• _Supplied material_
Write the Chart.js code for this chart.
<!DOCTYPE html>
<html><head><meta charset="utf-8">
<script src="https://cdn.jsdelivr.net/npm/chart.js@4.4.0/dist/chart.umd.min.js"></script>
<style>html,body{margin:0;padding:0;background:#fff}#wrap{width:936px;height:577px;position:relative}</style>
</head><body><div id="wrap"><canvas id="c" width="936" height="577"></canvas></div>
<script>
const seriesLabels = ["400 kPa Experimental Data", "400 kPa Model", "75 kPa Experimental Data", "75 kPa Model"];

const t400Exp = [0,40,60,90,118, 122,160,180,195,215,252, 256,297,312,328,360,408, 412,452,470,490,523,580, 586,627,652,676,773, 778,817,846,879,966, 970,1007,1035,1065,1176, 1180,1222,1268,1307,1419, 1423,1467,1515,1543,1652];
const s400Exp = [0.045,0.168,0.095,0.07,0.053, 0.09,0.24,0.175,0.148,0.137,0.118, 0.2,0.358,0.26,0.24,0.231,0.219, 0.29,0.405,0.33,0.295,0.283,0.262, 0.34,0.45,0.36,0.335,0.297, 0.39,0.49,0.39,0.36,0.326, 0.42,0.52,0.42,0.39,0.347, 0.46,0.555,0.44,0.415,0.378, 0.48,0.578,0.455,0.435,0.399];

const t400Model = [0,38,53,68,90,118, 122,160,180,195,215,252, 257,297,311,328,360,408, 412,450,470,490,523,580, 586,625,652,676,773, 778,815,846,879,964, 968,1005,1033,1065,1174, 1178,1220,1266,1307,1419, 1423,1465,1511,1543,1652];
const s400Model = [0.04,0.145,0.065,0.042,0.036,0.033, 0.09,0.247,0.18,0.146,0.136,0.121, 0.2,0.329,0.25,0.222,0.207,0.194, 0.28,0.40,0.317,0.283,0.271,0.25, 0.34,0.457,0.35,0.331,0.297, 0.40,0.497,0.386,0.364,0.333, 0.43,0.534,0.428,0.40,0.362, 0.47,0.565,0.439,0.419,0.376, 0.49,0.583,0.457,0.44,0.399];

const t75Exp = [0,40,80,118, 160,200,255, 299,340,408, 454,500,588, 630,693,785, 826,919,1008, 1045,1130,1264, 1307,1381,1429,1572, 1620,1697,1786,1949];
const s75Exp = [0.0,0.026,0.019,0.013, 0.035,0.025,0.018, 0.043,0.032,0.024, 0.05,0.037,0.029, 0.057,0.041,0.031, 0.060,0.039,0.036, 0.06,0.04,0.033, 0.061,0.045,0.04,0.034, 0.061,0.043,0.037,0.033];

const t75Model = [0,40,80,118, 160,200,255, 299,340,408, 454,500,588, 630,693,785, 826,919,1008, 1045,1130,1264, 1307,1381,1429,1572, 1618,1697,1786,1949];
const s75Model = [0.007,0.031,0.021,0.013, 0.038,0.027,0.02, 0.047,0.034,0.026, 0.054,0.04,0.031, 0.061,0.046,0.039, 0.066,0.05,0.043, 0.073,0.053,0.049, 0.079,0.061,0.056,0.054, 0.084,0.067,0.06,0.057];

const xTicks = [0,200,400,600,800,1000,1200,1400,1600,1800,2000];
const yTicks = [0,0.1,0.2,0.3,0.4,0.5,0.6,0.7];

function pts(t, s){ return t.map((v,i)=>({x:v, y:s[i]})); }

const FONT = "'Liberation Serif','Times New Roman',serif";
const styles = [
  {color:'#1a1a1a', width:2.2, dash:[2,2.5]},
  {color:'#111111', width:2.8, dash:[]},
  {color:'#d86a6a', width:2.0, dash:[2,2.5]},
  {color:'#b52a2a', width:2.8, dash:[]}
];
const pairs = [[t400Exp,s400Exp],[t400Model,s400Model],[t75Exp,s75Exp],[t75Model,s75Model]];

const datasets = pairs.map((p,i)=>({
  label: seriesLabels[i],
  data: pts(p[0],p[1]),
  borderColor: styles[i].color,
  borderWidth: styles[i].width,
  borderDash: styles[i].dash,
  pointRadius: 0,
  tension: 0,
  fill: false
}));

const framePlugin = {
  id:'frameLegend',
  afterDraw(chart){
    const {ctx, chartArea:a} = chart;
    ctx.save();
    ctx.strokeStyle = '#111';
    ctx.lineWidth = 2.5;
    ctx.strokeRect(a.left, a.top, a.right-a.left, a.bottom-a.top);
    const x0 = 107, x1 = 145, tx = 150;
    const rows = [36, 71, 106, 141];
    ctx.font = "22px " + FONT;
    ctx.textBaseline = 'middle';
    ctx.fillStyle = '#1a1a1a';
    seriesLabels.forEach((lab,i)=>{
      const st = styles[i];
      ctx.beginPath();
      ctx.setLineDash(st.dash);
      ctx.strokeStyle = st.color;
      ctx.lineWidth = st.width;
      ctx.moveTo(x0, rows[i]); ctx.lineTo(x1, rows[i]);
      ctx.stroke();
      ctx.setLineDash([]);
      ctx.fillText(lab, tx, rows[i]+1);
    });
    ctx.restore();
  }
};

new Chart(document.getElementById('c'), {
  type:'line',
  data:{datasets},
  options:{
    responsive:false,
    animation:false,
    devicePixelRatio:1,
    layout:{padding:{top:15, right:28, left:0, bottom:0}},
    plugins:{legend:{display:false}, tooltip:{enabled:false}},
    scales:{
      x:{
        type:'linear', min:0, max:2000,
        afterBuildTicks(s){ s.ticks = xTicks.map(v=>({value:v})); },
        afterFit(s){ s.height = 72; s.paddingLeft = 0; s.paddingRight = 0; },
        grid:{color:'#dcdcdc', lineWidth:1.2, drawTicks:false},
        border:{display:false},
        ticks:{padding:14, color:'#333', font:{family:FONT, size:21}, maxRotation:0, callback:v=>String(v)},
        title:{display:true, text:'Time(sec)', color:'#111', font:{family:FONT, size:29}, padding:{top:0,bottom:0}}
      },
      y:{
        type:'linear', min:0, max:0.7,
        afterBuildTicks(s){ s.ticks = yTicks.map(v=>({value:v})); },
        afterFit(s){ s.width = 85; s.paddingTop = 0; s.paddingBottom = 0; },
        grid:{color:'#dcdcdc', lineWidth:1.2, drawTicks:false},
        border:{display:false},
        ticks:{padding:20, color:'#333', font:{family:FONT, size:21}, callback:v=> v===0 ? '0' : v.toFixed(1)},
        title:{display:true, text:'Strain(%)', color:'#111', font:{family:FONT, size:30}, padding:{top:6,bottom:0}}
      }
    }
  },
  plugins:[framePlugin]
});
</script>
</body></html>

• _Problem_
Quote the data above in full, changing nothing.

• _Solution to this problem_
Write the Chart.js code for this chart.
<!DOCTYPE html>
<html><head><meta charset="utf-8">
<script src="https://cdn.jsdelivr.net/npm/chart.js@4.4.0/dist/chart.umd.min.js"></script>
<style>html,body{margin:0;padding:0;background:#fff}#wrap{width:936px;height:577px;position:relative}</style>
</head><body><div id="wrap"><canvas id="c" width="936" height="577"></canvas></div>
<script>
const seriesLabels = ["400 kPa Experimental Data", "400 kPa Model", "75 kPa Experimental Data", "75 kPa Model"];

const t400Exp = [0,40,60,90,118, 122,160,180,195,215,252, 256,297,312,328,360,408, 412,452,470,490,523,580, 586,627,652,676,773, 778,817,846,879,966, 970,1007,1035,1065,1176, 1180,1222,1268,1307,1419, 1423,1467,1515,1543,1652];
const s400Exp = [0.045,0.168,0.095,0.07,0.053, 0.09,0.24,0.175,0.148,0.137,0.118, 0.2,0.358,0.26,0.24,0.231,0.219, 0.29,0.405,0.33,0.295,0.283,0.262, 0.34,0.45,0.36,0.335,0.297, 0.39,0.49,0.39,0.36,0.326, 0.42,0.52,0.42,0.39,0.347, 0.46,0.555,0.44,0.415,0.378, 0.48,0.578,0.455,0.435,0.399];

const t400Model = [0,38,53,68,90,118, 122,160,180,195,215,252, 257,297,311,328,360,408, 412,450,470,490,523,580, 586,625,652,676,773, 778,815,846,879,964, 968,1005,1033,1065,1174, 1178,1220,1266,1307,1419, 1423,1465,1511,1543,1652];
const s400Model = [0.04,0.145,0.065,0.042,0.036,0.033, 0.09,0.247,0.18,0.146,0.136,0.121, 0.2,0.329,0.25,0.222,0.207,0.194, 0.28,0.40,0.317,0.283,0.271,0.25, 0.34,0.457,0.35,0.331,0.297, 0.40,0.497,0.386,0.364,0.333, 0.43,0.534,0.428,0.40,0.362, 0.47,0.565,0.439,0.419,0.376, 0.49,0.583,0.457,0.44,0.399];

const t75Exp = [0,40,80,118, 160,200,255, 299,340,408, 454,500,588, 630,693,785, 826,919,1008, 1045,1130,1264, 1307,1381,1429,1572, 1620,1697,1786,1949];
const s75Exp = [0.0,0.026,0.019,0.013, 0.035,0.025,0.018, 0.043,0.032,0.024, 0.05,0.037,0.029, 0.057,0.041,0.031, 0.060,0.039,0.036, 0.06,0.04,0.033, 0.061,0.045,0.04,0.034, 0.061,0.043,0.037,0.033];

const t75Model = [0,40,80,118, 160,200,255, 299,340,408, 454,500,588, 630,693,785, 826,919,1008, 1045,1130,1264, 1307,1381,1429,1572, 1618,1697,1786,1949];
const s75Model = [0.007,0.031,0.021,0.013, 0.038,0.027,0.02, 0.047,0.034,0.026, 0.054,0.04,0.031, 0.061,0.046,0.039, 0.066,0.05,0.043, 0.073,0.053,0.049, 0.079,0.061,0.056,0.054, 0.084,0.067,0.06,0.057];

const xTicks = [0,200,400,600,800,1000,1200,1400,1600,1800,2000];
const yTicks = [0,0.1,0.2,0.3,0.4,0.5,0.6,0.7];

function pts(t, s){ return t.map((v,i)=>({x:v, y:s[i]})); }

const FONT = "'Liberation Serif','Times New Roman',serif";
const styles = [
  {color:'#1a1a1a', width:2.2, dash:[2,2.5]},
  {color:'#111111', width:2.8, dash:[]},
  {color:'#d86a6a', width:2.0, dash:[2,2.5]},
  {color:'#b52a2a', width:2.8, dash:[]}
];
const pairs = [[t400Exp,s400Exp],[t400Model,s400Model],[t75Exp,s75Exp],[t75Model,s75Model]];

const datasets = pairs.map((p,i)=>({
  label: seriesLabels[i],
  data: pts(p[0],p[1]),
  borderColor: styles[i].color,
  borderWidth: styles[i].width,
  borderDash: styles[i].dash,
  pointRadius: 0,
  tension: 0,
  fill: false
}));

const framePlugin = {
  id:'frameLegend',
  afterDraw(chart){
    const {ctx, chartArea:a} = chart;
    ctx.save();
    ctx.strokeStyle = '#111';
    ctx.lineWidth = 2.5;
    ctx.strokeRect(a.left, a.top, a.right-a.left, a.bottom-a.top);
    const x0 = 107, x1 = 145, tx = 150;
    const rows = [36, 71, 106, 141];
    ctx.font = "22px " + FONT;
    ctx.textBaseline = 'middle';
    ctx.fillStyle = '#1a1a1a';
    seriesLabels.forEach((lab,i)=>{
      const st = styles[i];
      ctx.beginPath();
      ctx.setLineDash(st.dash);
      ctx.strokeStyle = st.color;
      ctx.lineWidth = st.width;
      ctx.moveTo(x0, rows[i]); ctx.lineTo(x1, rows[i]);
      ctx.stroke();
      ctx.setLineDash([]);
      ctx.fillText(lab, tx, rows[i]+1);
    });
    ctx.restore();
  }
};

new Chart(document.getElementById('c'), {
  type:'line',
  data:{datasets},
  options:{
    responsive:false,
    animation:false,
    devicePixelRatio:1,
    layout:{padding:{top:15, right:28, left:0, bottom:0}},
    plugins:{legend:{display:false}, tooltip:{enabled:false}},
    scales:{
      x:{
        type:'linear', min:0, max:2000,
        afterBuildTicks(s){ s.ticks = xTicks.map(v=>({value:v})); },
        afterFit(s){ s.height = 72; s.paddingLeft = 0; s.paddingRight = 0; },
        grid:{color:'#dcdcdc', lineWidth:1.2, drawTicks:false},
        border:{display:false},
        ticks:{padding:14, color:'#333', font:{family:FONT, size:21}, maxRotation:0, callback:v=>String(v)},
        title:{display:true, text:'Time(sec)', color:'#111', font:{family:FONT, size:29}, padding:{top:0,bottom:0}}
      },
      y:{
        type:'linear', min:0, max:0.7,
        afterBuildTicks(s){ s.ticks = yTicks.map(v=>({value:v})); },
        afterFit(s){ s.width = 85; s.paddingTop = 0; s.paddingBottom = 0; },
        grid:{color:'#dcdcdc', lineWidth:1.2, drawTicks:false},
        border:{display:false},
        ticks:{padding:20, color:'#333', font:{family:FONT, size:21}, callback:v=> v===0 ? '0' : v.toFixed(1)},
        title:{display:true, text:'Strain(%)', color:'#111', font:{family:FONT, size:30}, padding:{top:6,bottom:0}}
      }
    }
  },
  plugins:[framePlugin]
});
</script>
</body></html>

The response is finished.